Written task –
List all the lines in these records that hold "this".

Record extracts –
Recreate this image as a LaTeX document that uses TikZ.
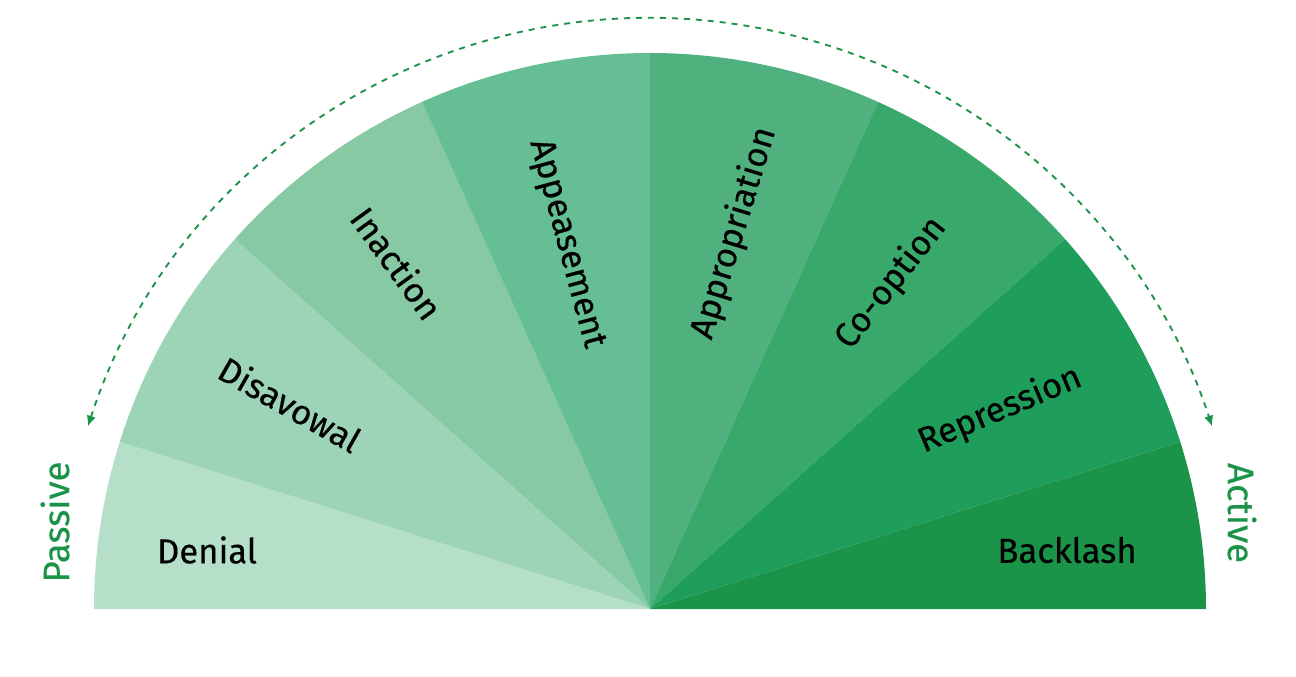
\documentclass[tikz,border=0pt]{standalone}
\usepackage{fontspec}
\setmainfont{Fira Sans}
\newfontfamily\lblfont{Fira Sans}[UprightFeatures={FakeBold=0.35}]
\usetikzlibrary{arrows.meta}
\definecolor{cA}{HTML}{B5DFC9}
\definecolor{cB}{HTML}{9DD4B8}
\definecolor{cC}{HTML}{87C9A3}
\definecolor{cD}{HTML}{66BE94}
\definecolor{cE}{HTML}{50B17F}
\definecolor{cF}{HTML}{38A96B}
\definecolor{cG}{HTML}{1F9E5B}
\definecolor{cH}{HTML}{1B9348}
\definecolor{gline}{HTML}{1B9348}
\tikzset{
  lbl/.style={inner sep=0pt, font=\lblfont\fontsize{26}{30}\selectfont, text=black},
  side/.style={inner sep=0pt, font=\lblfont\fontsize{27.5}{32}\selectfont, text=gline},
  flow/.style={draw=gline, line width=1.4pt, dash pattern=on 4.5pt off 4.5pt,
    {Latex[length=8pt,width=7pt]}-{Latex[length=8pt,width=7pt]}}
}
\begin{document}
\begin{tikzpicture}[x=0.75pt,y=0.75pt]
\useasboundingbox (0,0) rectangle (1296,676);
\begin{scope}[shift={(650,67)}]
  \def\R{556}
  \fill[cA] (0,0) -- (180:\R) arc[start angle=180, end angle=162.5, radius=\R] -- cycle;
  \fill[cB] (0,0) -- (162.5:\R) arc[start angle=162.5, end angle=138.3, radius=\R] -- cycle;
  \fill[cC] (0,0) -- (138.3:\R) arc[start angle=138.3, end angle=114.2, radius=\R] -- cycle;
  \fill[cD] (0,0) -- (114.2:\R) arc[start angle=114.2, end angle=90, radius=\R] -- cycle;
  \fill[cE] (0,0) -- (90:\R) arc[start angle=90, end angle=65.8, radius=\R] -- cycle;
  \fill[cF] (0,0) -- (65.8:\R) arc[start angle=65.8, end angle=41.7, radius=\R] -- cycle;
  \fill[cG] (0,0) -- (41.7:\R) arc[start angle=41.7, end angle=17.5, radius=\R] -- cycle;
  \fill[cH] (0,0) -- (17.5:\R) arc[start angle=17.5, end angle=0, radius=\R] -- cycle;
  \coordinate (arcstart) at (162:591);
  \draw[flow] (arcstart) arc[start angle=162, end angle=18, radius=591];
\end{scope}
\node[lbl] (denial) at (207,126) {Denial};
\node[lbl, rotate=-29.5] (disavowal) at (290,272) {Disavowal};
\node[lbl, rotate=-54] (inaction) at (397,413) {Inaction};
\node[lbl, rotate=-75] (appeasement) at (566,432) {Appeasement};
\node[lbl, rotate=73] (appropriation) at (734,443) {Appropriation};
\node[lbl, rotate=52] (cooption) at (891,393) {Co-option};
\node[lbl, rotate=23] (repression) at (1000,266) {Repression};
\node[lbl] (backlash) at (1067,126) {Backlash};
\node[side, rotate=90] (passive) at (55,154) {Passive};
\node[side, rotate=-90] (active) at (1242,163) {Active};
\end{tikzpicture}
\end{document}
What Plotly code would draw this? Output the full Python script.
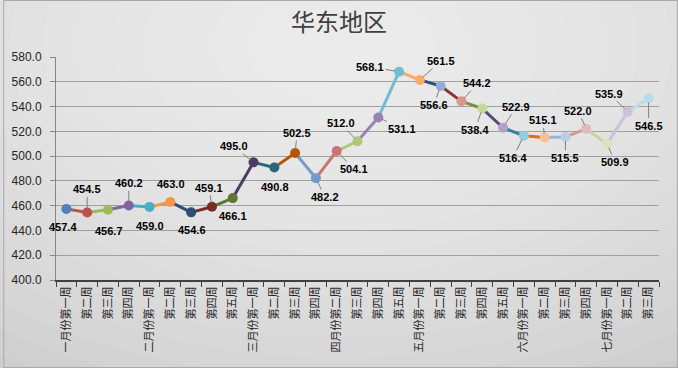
import plotly.graph_objects as go

# ---- data ----
week_labels = [
    "一月份第一周", "第二周", "第三周", "第四周",
    "二月份第一周", "第二周", "第三周", "第四周", "第五周",
    "三月份第一周", "第二周", "第三周", "第四周",
    "四月份第二周", "第三周", "第四周", "第五周",
    "五月份第一周", "第二周", "第三周", "第四周", "第五周",
    "六月份第一周", "第二周", "第三周", "第四周",
    "七月份第一周", "第二周", "第三周",
]
prices = [457.4, 454.5, 456.7, 460.2, 459.0, 463.0, 454.6, 459.1, 466.1,
          495.0, 490.8, 502.5, 482.2, 504.1, 512.0, 531.1, 568.1, 561.5,
          556.6, 544.2, 538.4, 522.9, 516.4, 515.1, 515.5, 522.0, 509.9,
          535.9, 546.5]
y_ticks = [400, 420, 440, 460, 480, 500, 520, 540, 560, 580]

# ---- styles ----
marker_colors = ["#4F81BD", "#C0504D", "#9BBB59", "#8064A2", "#4BACC6", "#F79646",
                 "#2C4D75", "#772C2A", "#5F7530", "#4D3B62", "#276A7C", "#B65708",
                 "#729ACA", "#CD7371", "#AFC97A", "#9983B5", "#6FBDD1", "#F9AB6B",
                 "#98ACD6", "#D99694", "#C3D69B", "#B3A2C7", "#93CDDD", "#FAC090",
                 "#B9CDE5", "#E6B9B8", "#D7E4BD", "#CCC1DA", "#B7DEE8"]
line_colors = ["#4F81BD", "#C0504D", "#9BBB59", "#8064A2", "#4BACC6", "#F79646",
               "#2C4D75", "#772C2A", "#5F7530", "#4D3B62", "#276A7C", "#B65708",
               "#729ACA", "#CD7371", "#AFC97A", "#9983B5", "#6FBDD1", "#F9AB6B",
               "#2F4F80", "#8E3532", "#77933C", "#5C4776", "#31859C", "#E46C0A",
               "#95B3D7", "#D99694", "#C3D69B", "#CCC1DA", "#B7DEE8"]
label_offsets = [(-3, 18), (0, -23), (1, 21), (0, -22), (0, 19), (1, -18), (1, 18),
                 (-3, -19), (0, 18), (-20, -16), (1, 19), (2, -20), (9, 19), (17, 18),
                 (-17, -18), (24, 11), (-29, -5), (21, -19), (-7, 19), (16, -18),
                 (-7, 21), (13, -21), (-11, 22), (-2, -17), (0, 21), (-8, -18),
                 (8, 18), (-19, -18), (0, 27)]
leader = [False, True, False, True, False, False, False, True, False, True, False,
          True, True, True, True, True, True, True, True, True, True, True, True,
          True, True, True, True, True, True]

xs = list(range(len(prices)))
fig = go.Figure()

for i in range(1, len(prices)):
    fig.add_trace(go.Scatter(
        x=[xs[i - 1], xs[i]], y=[prices[i - 1], prices[i]], mode="lines",
        line=dict(color=line_colors[i], width=3), hoverinfo="skip", showlegend=False))

fig.add_trace(go.Scatter(
    x=xs, y=prices, mode="markers",
    marker=dict(size=10, color=marker_colors, line=dict(width=0)),
    showlegend=False))

annotations = []
for i, v in enumerate(prices):
    dx, dy = label_offsets[i]
    common = dict(x=xs[i], y=v, xref="x", yref="y", text=f"<b>{v:.1f}</b>",
                  font=dict(family="Liberation Sans, Arial", size=11, color="#000000"))
    if leader[i]:
        annotations.append(dict(**common, showarrow=True, arrowhead=0, arrowwidth=1,
                                arrowcolor="#7f7f7f", standoff=4, ax=dx, ay=dy))
    else:
        annotations.append(dict(**common, showarrow=False, xshift=dx, yshift=-dy))

# background gradient made of stacked translucent ellipses
L, R, T, B = 53, 659, 57, 280
pw, ph = float(R - L), float(B - T)


def px_to_paper(xp, yp):
    return (xp - L) / pw, (B - yp) / ph


shapes = []
cx, cy = px_to_paper(339, 45)
n = 18
for k in range(n):
    rx = (60 + k * 34) / pw
    ry = (40 + k * 21) / ph
    shapes.append(dict(type="circle", xref="paper", yref="paper",
                       x0=cx - rx, x1=cx + rx, y0=cy - ry, y1=cy + ry,
                       fillcolor="white", opacity=0.07, line=dict(width=0), layer="below"))
bx0, by0 = px_to_paper(0.5, 367.5)
bx1, by1 = px_to_paper(677.5, 0.5)
shapes.append(dict(type="rect", xref="paper", yref="paper", x0=bx0, x1=bx1, y0=by0, y1=by1,
                   line=dict(color="#a8a8a8", width=1), fillcolor="rgba(0,0,0,0)", layer="below"))

fig.update_layout(
    width=678, height=368,
    margin=dict(l=L, r=678 - R, t=T, b=368 - B),
    paper_bgcolor="#cacaca",
    plot_bgcolor="rgba(0,0,0,0)",
    title=dict(text="华东地区", x=0.5, xref="container", y=1 - 23 / 368, yref="container",
               xanchor="center", yanchor="middle",
               font=dict(family="Noto Sans CJK SC", size=24, color="#404040")),
    showlegend=False,
    annotations=annotations,
    shapes=shapes,
    xaxis=dict(
        range=[-0.5, len(prices) - 0.5], tickmode="array", tickvals=xs, ticktext=week_labels,
        tickangle=-90, ticks="", showgrid=False, zeroline=False,
        showline=True, linecolor="#404040", linewidth=2,
        tickfont=dict(family="Noto Sans CJK SC", size=11, color="#262626"),
        minor=dict(tickvals=[i - 0.5 for i in range(len(prices) + 1)], ticks="outside",
                   ticklen=5, tickcolor="#404040", tickwidth=1, showgrid=False),
    ),
    yaxis=dict(
        range=[400, 580], tickmode="array", tickvals=y_ticks,
        ticktext=[f"{t:.1f}" for t in y_ticks],
        showgrid=True, gridcolor="#a0a0a0", gridwidth=1, zeroline=False,
        showline=True, linecolor="#868686", linewidth=1,
        ticks="outside", ticklen=5, tickcolor="#868686", ticklabelstandoff=6,
        tickfont=dict(family="Liberation Sans, Arial", size=12, color="#262626"),
    ),
)

fig.write_html("out.html", config={"displayModeBar": False},
               post_script="document.body.style.margin='0';document.body.style.overflow='hidden';")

Solution –
Recreate this image as a LaTeX document that uses TikZ.
What Plotly code would draw this? Output the full Python script.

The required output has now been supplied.